Without many people helping get to where I am now, I would never be here.  Hockey is such a major aspect in my life.  That first day on the ice with my dad sparked my interest and my parents both started the fire.  Countless coaches and others acted as an inspiration and an object to help me push myself to be the best I can be.  Bane from the Dark Knight Rises said, “Awh yes! The fire rises brother” My parents started the fire, many helped it burn, and I hope to always keep the fire burning. 

Softball


For as long as I could remember, I had always played two sports- soccer and softball. I knew that I would want to play one of these sports in college, however I was unsure of which one. Heading into high school, I really had to make a decision. After the summer was over my decision was quite clear. I wanted to play softball.
My freshman year, I still continued to play soccer for the school team but it was just for fun. The spring came and I played softball and that was that. Over the summer I played in multiple tournaments with my travel team and even went to three individual college showcases. 

Sophomore year came quick and knowing that I wanted to play softball in college, I had to try out for a college showcase team- the one I play on now. Unfortunately, I had to quit soccer in order to fully commit myself to doing this. All of a sudden I was practicing at least three times a week with the team, trying to complete individual strength training three times a week, and go to four tournaments throughout the course fall. Luckily they were only two day tournaments. My schedule was constantly full and getting homework done was always a struggle. But, I had to find a way to balance it all because as my coaches always say, “If you can’t find a balance, you can’t play in college.” 

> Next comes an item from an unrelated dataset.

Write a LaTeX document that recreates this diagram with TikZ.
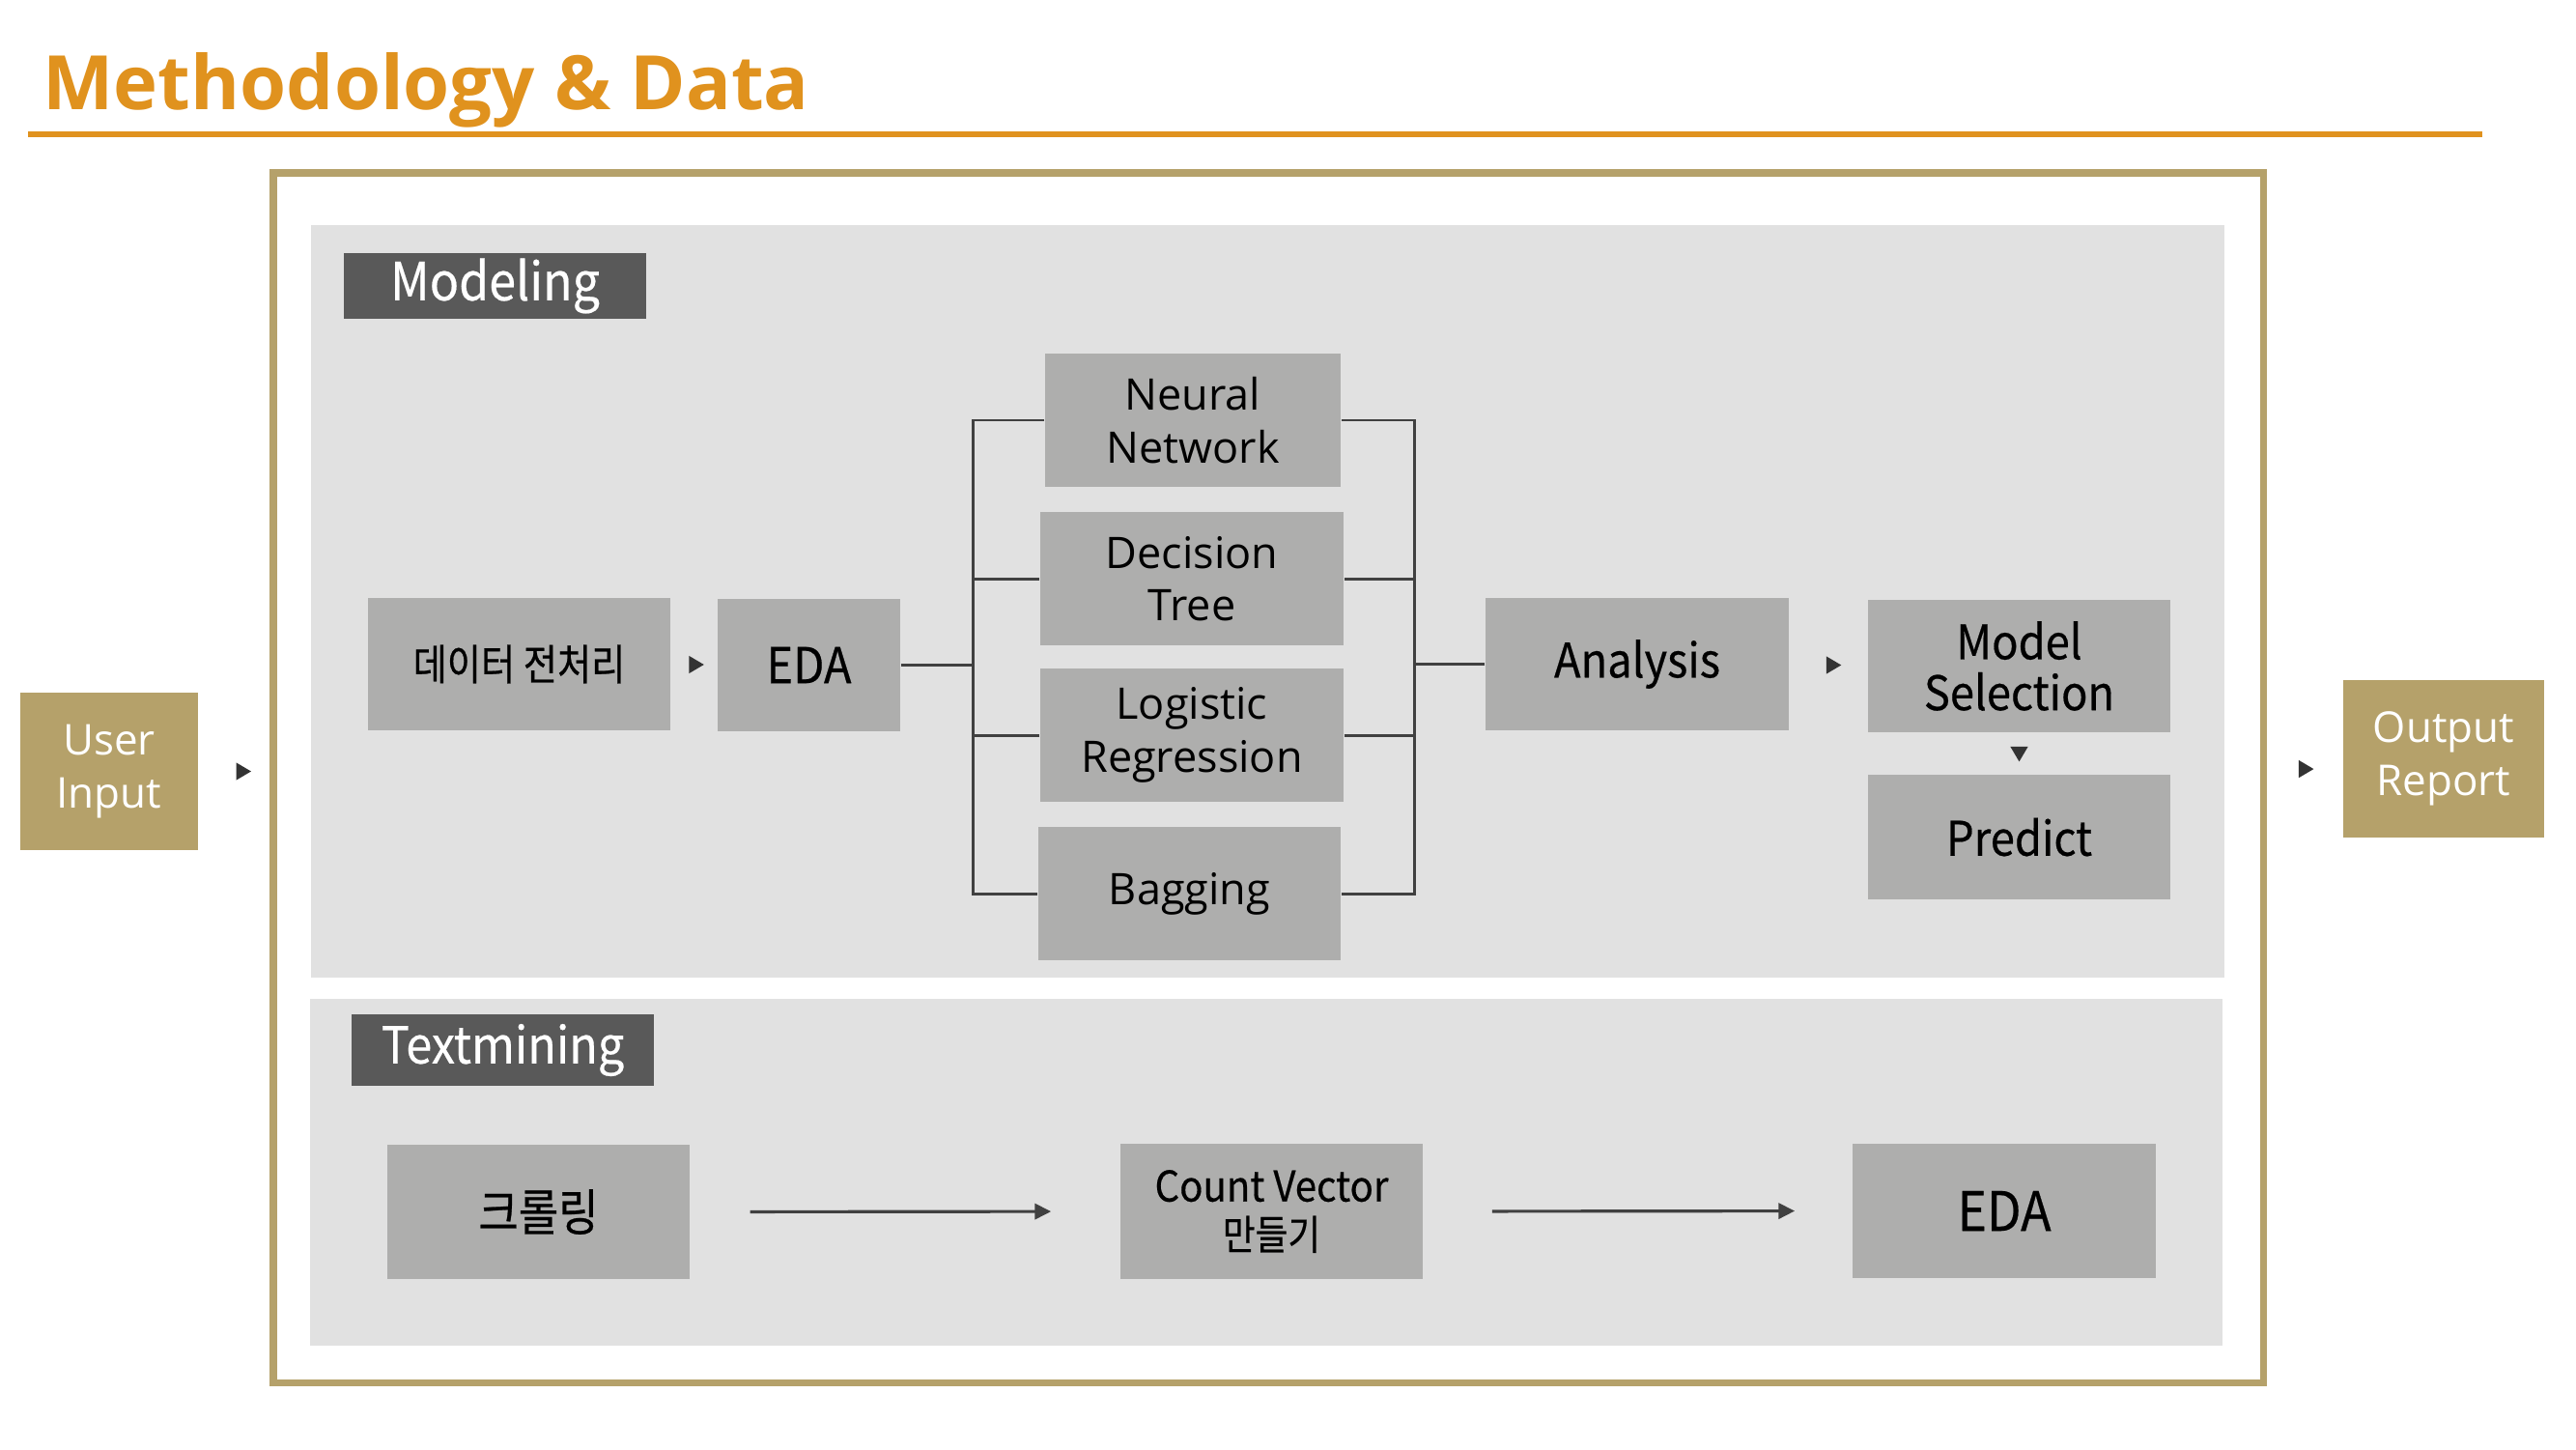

Over the winter, I had to come up with a list of ten to twelve colleges I wanted to be recruited by and send an introduction email. As a sophomore I had no idea where to even start, but things seemed to work itself out. After the introduction email, responses about coming to that schools camp flew back almost instantly. Of course, in order to get recruited, you had to go to camps, so I went. 

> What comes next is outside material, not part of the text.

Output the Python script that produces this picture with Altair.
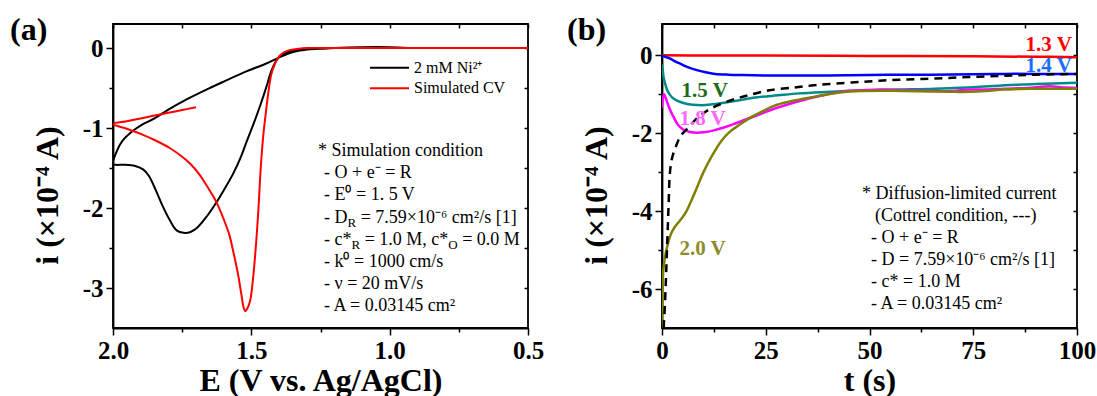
import altair as alt
import pandas as pd

FONT = "Liberation Serif"

# ---------------- Panel (a) data ----------------
e_ni = [0.93, 1.00, 1.10, 1.20, 1.26, 1.30, 1.35, 1.40, 1.45, 1.516, 1.60, 1.65, 1.744, 1.80, 1.85,
        1.896, 1.93, 1.966, 1.985, 2.0,
        1.99, 1.96, 1.92, 1.89, 1.87, 1.845, 1.82, 1.795, 1.77, 1.745, 1.72, 1.694, 1.66, 1.63,
        1.60, 1.567, 1.54, 1.516, 1.49, 1.466, 1.445, 1.428, 1.41, 1.39, 1.36, 1.327, 1.25, 1.20,
        1.10, 1.00, 0.93]
i_ni = [0.0, 0.01, 0.01, 0.0, -0.01, -0.02, -0.05, -0.12, -0.2, -0.29, -0.42, -0.5, -0.66, -0.77, -0.88,
        -0.96, -1.04, -1.16, -1.28, -1.45,
        -1.46, -1.46, -1.475, -1.52, -1.6, -1.78, -1.98, -2.15, -2.28, -2.31, -2.3, -2.24, -2.1, -1.95,
        -1.78, -1.58, -1.38, -1.16, -0.93, -0.70, -0.48, -0.29, -0.16, -0.08, -0.04, -0.02, -0.01, 0.0,
        0.01, 0.01, 0.0]

e_sim = [1.70, 1.75, 1.80, 1.85, 1.90, 1.95, 2.0, 1.95, 1.896, 1.85, 1.795, 1.75, 1.72, 1.69, 1.656,
         1.635, 1.618, 1.60, 1.58, 1.565, 1.548, 1.536, 1.528, 1.522, 1.515, 1.505, 1.495, 1.485,
         1.475, 1.466, 1.457, 1.447, 1.437, 1.428, 1.415, 1.403, 1.385, 1.365, 1.33, 1.30, 1.20,
         1.00, 0.50]
i_sim = [-0.74, -0.775, -0.81, -0.845, -0.88, -0.915, -0.95, -1.01, -1.08, -1.15, -1.25, -1.36, -1.45,
         -1.57, -1.75, -1.87, -1.99, -2.14, -2.33, -2.55, -2.83, -3.08, -3.24, -3.29, -3.26, -3.17,
         -2.92, -2.54, -2.05, -1.5, -1.1, -0.79, -0.52, -0.33, -0.2, -0.12, -0.06, -0.03, -0.01,
         0.0, 0.0, 0.0, 0.0]

cv_names = ["2 mM Ni²⁺", "Simulated CV"]
cv_colors = ["#000000", "#ff0000"]

# ---------------- Panel (b) data ----------------
t_13 = [0, 10, 25, 50, 75, 90, 100]
i_13 = [0.0, -0.01, -0.01, -0.02, -0.03, -0.04, -0.05]

t_14 = [0, 0.5, 1, 2, 3, 4, 5.2, 6.5, 8.6, 10.5, 12.8, 16, 19.5, 25, 32, 40, 50, 57, 65, 75, 82.5, 90, 100]
i_14 = [-0.02, -0.03, -0.05, -0.09, -0.15, -0.2, -0.26, -0.32, -0.39, -0.44, -0.48, -0.5, -0.51,
        -0.52, -0.52, -0.52, -0.51, -0.5, -0.5, -0.49, -0.48, -0.48, -0.48]

t_15 = [0, 0.2, 0.4, 0.8, 1.2, 1.8, 2.5, 3.5, 5, 6.5, 8.6, 10.5, 12.8, 16, 19.5, 23, 27.9, 33, 40.5,
        49, 57, 65.8, 75, 82.6, 90, 100]
i_15 = [-0.24, -0.4, -0.58, -0.75, -0.88, -1.0, -1.09, -1.16, -1.22, -1.26, -1.28, -1.28, -1.25,
        -1.2, -1.14, -1.08, -1.03, -0.98, -0.94, -0.9, -0.88, -0.86, -0.82, -0.77, -0.74, -0.71]

t_18 = [0, 0.2, 0.5, 0.9, 1.5, 2.1, 3, 3.8, 5, 6.7, 8.5, 10, 12.5, 15.1, 17.5, 20.2, 24, 27.7, 32,
        36.1, 40, 44.5, 48, 52.9, 58, 65.5, 70, 74, 78, 82.4, 88, 93.4, 96, 100]
i_18 = [-1.35, -1.1, -1.0, -1.1, -1.28, -1.44, -1.63, -1.78, -1.9, -1.97, -1.99, -1.98, -1.93, -1.85,
        -1.76, -1.65, -1.5, -1.35, -1.21, -1.09, -1.0, -0.92, -0.9, -0.88, -0.9, -0.92, -0.92, -0.88,
        -0.88, -0.86, -0.84, -0.8, -0.82, -0.84]

t_20 = [0, 0.1, 0.2, 0.5, 0.85, 1.4, 2.1, 3, 4.2, 5, 5.9, 7, 8.4, 10, 11.8, 14.3, 16.5, 18.5, 21,
        23.5, 27, 30.3, 33, 36.1, 40, 44.5, 48, 53, 58, 65.5, 70, 74, 78, 82.4, 86, 90.9, 95, 100]
i_20 = [-7.0, -6.4, -5.7, -5.35, -5.1, -4.85, -4.6, -4.42, -4.26, -4.15, -4.0, -3.75, -3.4, -3.0,
        -2.63, -2.2, -1.95, -1.8, -1.62, -1.48, -1.3, -1.2, -1.14, -1.08, -1.0, -0.94, -0.92, -0.91,
        -0.92, -0.93, -0.94, -0.94, -0.92, -0.88, -0.87, -0.86, -0.86, -0.86]

t_cot = [0.4, 0.7, 1.0, 1.3, 1.6, 1.85, 2.25, 2.8, 3.5, 4.5, 6.3, 8.4, 10.5, 13.1, 16.8, 20.4, 25.9,
         31.9, 36, 40.3, 48.7, 57, 65.5, 74, 82.4, 90, 100]
i_cot = [-7.0, -6.4, -5.6, -4.7, -3.8, -3.1, -2.72, -2.5, -2.3, -2.07, -1.86, -1.62, -1.45, -1.3,
         -1.15, -1.04, -0.9, -0.83, -0.78, -0.74, -0.68, -0.63, -0.6, -0.56, -0.53, -0.5, -0.48]

ca_names = ["1.3 V", "1.4 V", "1.5 V", "1.8 V", "2.0 V"]
ca_line_colors = ["#ff0000", "#0000ff", "#008b8b", "#ff00ff", "#808000"]
ca_label_colors = ["#ff0000", "#1c6dff", "#1d6b1d", "#ff66ff", "#8c8c2a"]
ca_label_t = [87.6, 87.6, 4.7, 4.2, 4.2]
ca_label_i = [0.27, -0.29, -0.93, -1.64, -4.98]

# ---------------- tables ----------------
cv = pd.DataFrame(
    [{"series": n, "E": e, "i": i, "k": k}
     for n, es, is_ in zip(cv_names, [e_ni, e_sim], [i_ni, i_sim])
     for k, (e, i) in enumerate(zip(es, is_))]
)
ca = pd.DataFrame(
    [{"series": n, "t": t, "i": i}
     for n, ts, is_ in zip(ca_names, [t_13, t_14, t_15, t_18, t_20], [i_13, i_14, i_15, i_18, i_20])
     for t, i in zip(ts, is_)]
)
cot = pd.DataFrame({"t": t_cot, "i": i_cot})
ca_lab = pd.DataFrame({"label": ca_names, "t": ca_label_t, "i": ca_label_i})

# ---------------- helpers ----------------
W, H = 415, 304


def tick_layers(df, xf, yf, xs, ys, xmin, ymin, xall, yall):
    minor = alt.Chart(df).mark_point(opacity=0).encode(
        x=alt.X(f"{xf}:Q", scale=xs, axis=alt.Axis(orient="bottom", values=xmin, labels=False,
                                                   domain=False, tickSize=4, title=None)),
        y=alt.Y(f"{yf}:Q", scale=ys, axis=alt.Axis(orient="left", values=ymin, labels=False,
                                                   domain=False, tickSize=4, title=None)),
    )
    mirror = alt.Chart(df).mark_point(opacity=0).encode(
        x=alt.X(f"{xf}:Q", scale=xs, axis=alt.Axis(orient="top", values=xall, labels=False,
                                                   domain=False, tickSize=4, offset=-4, title=None)),
        y=alt.Y(f"{yf}:Q", scale=ys, axis=alt.Axis(orient="right", values=yall, labels=False,
                                                   domain=False, tickSize=4, offset=-4, title=None)),
    )
    return [minor, mirror]


def txt(s, x, y, size=18, weight="normal", color="black"):
    return alt.Chart(alt.Data(values=[{}])).mark_text(
        text=s, font=FONT, fontSize=size, fontWeight=weight, color=color,
        align="left", baseline="middle"
    ).encode(x=alt.value(x), y=alt.value(y))


def legend_line(x1, x2, y, color):
    return alt.Chart(alt.Data(values=[{}])).mark_rule(color=color, strokeWidth=2).encode(
        x=alt.value(x1), x2=alt.value(x2), y=alt.value(y))


# ---------------- Panel (a) ----------------
xs_a = alt.Scale(domain=[0.5, 2.0], reverse=True, nice=False, zero=False)
ys_a = alt.Scale(domain=[-3.5, 0.3], nice=False, zero=False)
ylab = "datum.value < 0 ? '-' + format(-datum.value, 'd') : format(datum.value, 'd')"

lines_a = alt.Chart(cv).mark_line(strokeWidth=2, clip=True, interpolate="catmull-rom").encode(
    x=alt.X("E:Q", scale=xs_a, axis=alt.Axis(values=[2.0, 1.5, 1.0, 0.5],
                                            labelExpr="format(datum.value, '.1f')",
                                            title="E (V vs. Ag/AgCl)")),
    y=alt.Y("i:Q", scale=ys_a, axis=alt.Axis(values=[0, -1, -2, -3], labelExpr=ylab,
                                            title="i (×10⁻⁴ A)", titleY=171)),
    color=alt.Color("series:N", scale=alt.Scale(domain=cv_names, range=cv_colors), legend=None),
    order="k:Q",
)

ann_a = []
y0, dy = 127, 22.2
ann_a.append(txt("* Simulation condition", 205, y0))
ann_a.append(txt("- O + e⁻ = R", 211, y0 + dy))
ann_a.append(txt("- E⁰ = 1. 5 V", 211, y0 + 2 * dy))
ann_a.append(txt("- D", 211, y0 + 3 * dy))
ann_a.append(txt("R", 234.5, y0 + 3 * dy + 5, size=13))
ann_a.append(txt("= 7.59×10⁻⁶ cm²/s [1]", 247.7, y0 + 3 * dy))
ann_a.append(txt("- c*", 211, y0 + 4 * dy))
ann_a.append(txt("R", 238.5, y0 + 4 * dy + 5, size=13))
ann_a.append(txt("= 1.0 M, c*", 251.7, y0 + 4 * dy))
ann_a.append(txt("O", 335.3, y0 + 4 * dy + 5, size=13))
ann_a.append(txt("= 0.0 M", 349.2, y0 + 4 * dy))
ann_a.append(txt("- k⁰ = 1000 cm/s", 211, y0 + 5 * dy))
ann_a.append(txt("- ν = 20 mV/s", 211, y0 + 6 * dy))
ann_a.append(txt("- A = 0.03145 cm²", 211, y0 + 7 * dy))

leg_a = [
    legend_line(257, 296, 43.7, cv_colors[0]),
    legend_line(257, 296, 64.3, cv_colors[1]),
    txt(cv_names[0], 301, 43.7, size=16),
    txt(cv_names[1], 301, 64.3, size=16),
]

panel_a = alt.layer(
    lines_a,
    *tick_layers(cv, "E", "i", xs_a, ys_a, [1.75, 1.25, 0.75], [-0.5, -1.5, -2.5],
                 [2.0, 1.75, 1.5, 1.25, 1.0, 0.75, 0.5], [0, -0.5, -1, -1.5, -2, -2.5, -3]),
    *ann_a, *leg_a,
    txt("(a)", -103, 6, size=32, weight="bold"),
).resolve_scale(x="independent", y="independent", color="independent").properties(width=W, height=H)

# ---------------- Panel (b) ----------------
xs_b = alt.Scale(domain=[0, 100], nice=False, zero=False)
ys_b = alt.Scale(domain=[-7, 0.8], nice=False, zero=False)

lines_b = alt.Chart(ca).mark_line(strokeWidth=2.5, clip=True, interpolate="catmull-rom").encode(
    x=alt.X("t:Q", scale=xs_b, axis=alt.Axis(values=[0, 25, 50, 75, 100], format="d", title="t (s)")),
    y=alt.Y("i:Q", scale=ys_b, axis=alt.Axis(values=[0, -2, -4, -6], labelExpr=ylab,
                                            title="i (×10⁻⁴ A)", titleY=171)),
    color=alt.Color("series:N", scale=alt.Scale(domain=ca_names, range=ca_line_colors), legend=None),
)
dash_b = alt.Chart(cot).mark_line(strokeWidth=2.5, color="black", strokeDash=[8, 6], clip=True,
                                  interpolate="catmull-rom").encode(
    x=alt.X("t:Q", scale=xs_b, axis=None),
    y=alt.Y("i:Q", scale=ys_b, axis=None),
)
labels_b = alt.Chart(ca_lab).mark_text(font=FONT, fontSize=21, fontWeight="bold",
                                       align="left", baseline="middle").encode(
    x=alt.X("t:Q", scale=xs_b, axis=None),
    y=alt.Y("i:Q", scale=ys_b, axis=None),
    text="label:N",
    color=alt.Color("label:N", scale=alt.Scale(domain=ca_names, range=ca_label_colors), legend=None),
)

ann_b = []
yb, dyb = 170, 22
ann_b.append(txt("* Diffusion-limited current", 200, yb))
ann_b.append(txt("(Cottrel condition, ---)", 213, yb + dyb))
ann_b.append(txt("- O + e⁻ = R", 209, yb + 2 * dyb))
ann_b.append(txt("- D = 7.59×10⁻⁶ cm²/s [1]", 209, yb + 3 * dyb))
ann_b.append(txt("- c* = 1.0 M", 209, yb + 4 * dyb))
ann_b.append(txt("- A = 0.03145 cm²", 209, yb + 5 * dyb))

panel_b = alt.layer(
    lines_b, dash_b, labels_b,
    *tick_layers(ca, "t", "i", xs_b, ys_b, [12.5, 37.5, 62.5, 87.5], [-1, -3, -5],
                 [0, 12.5, 25, 37.5, 50, 62.5, 75, 87.5, 100], [0, -1, -2, -3, -4, -5, -6]),
    *ann_b,
    txt("(b)", -95, 6, size=32, weight="bold"),
).resolve_scale(x="independent", y="independent", color="independent").properties(width=W, height=H)

chart = alt.hconcat(panel_a, panel_b, spacing=21).resolve_scale(
    color="independent"
).properties(
    padding={"left": 9, "top": 13, "right": 0, "bottom": 0}
).configure_view(
    stroke="black", strokeWidth=1.8
).configure_axis(
    grid=False,
    domainColor="black", domainWidth=1.8,
    tickColor="black", tickWidth=1.5, tickSize=7,
    labelFont=FONT, labelFontSize=25, labelFontWeight="bold", labelColor="black", labelPadding=3,
    labelFlush=False,
    titleFont=FONT, titleFontSize=32, titleFontWeight="bold", titleColor="black",
).configure_axisX(titlePadding=2).configure_axisY(titlePadding=18)

chart.save("out.html", embed_options={"renderer": "svg", "actions": False})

School finished at the beginning of June and a week or two later, I was back at it again-practice three times and a three-day tournament on the weekend. It was exhausting. I emailed coaches and played all summer. 
Today, I still have practice two to three times a week with four tournaments in the fall. I still have to do individual strength training three times a week and I have to email coaches every week. As annoying as it is, it pays off in the end and I love to spend time with my team who is like a second family.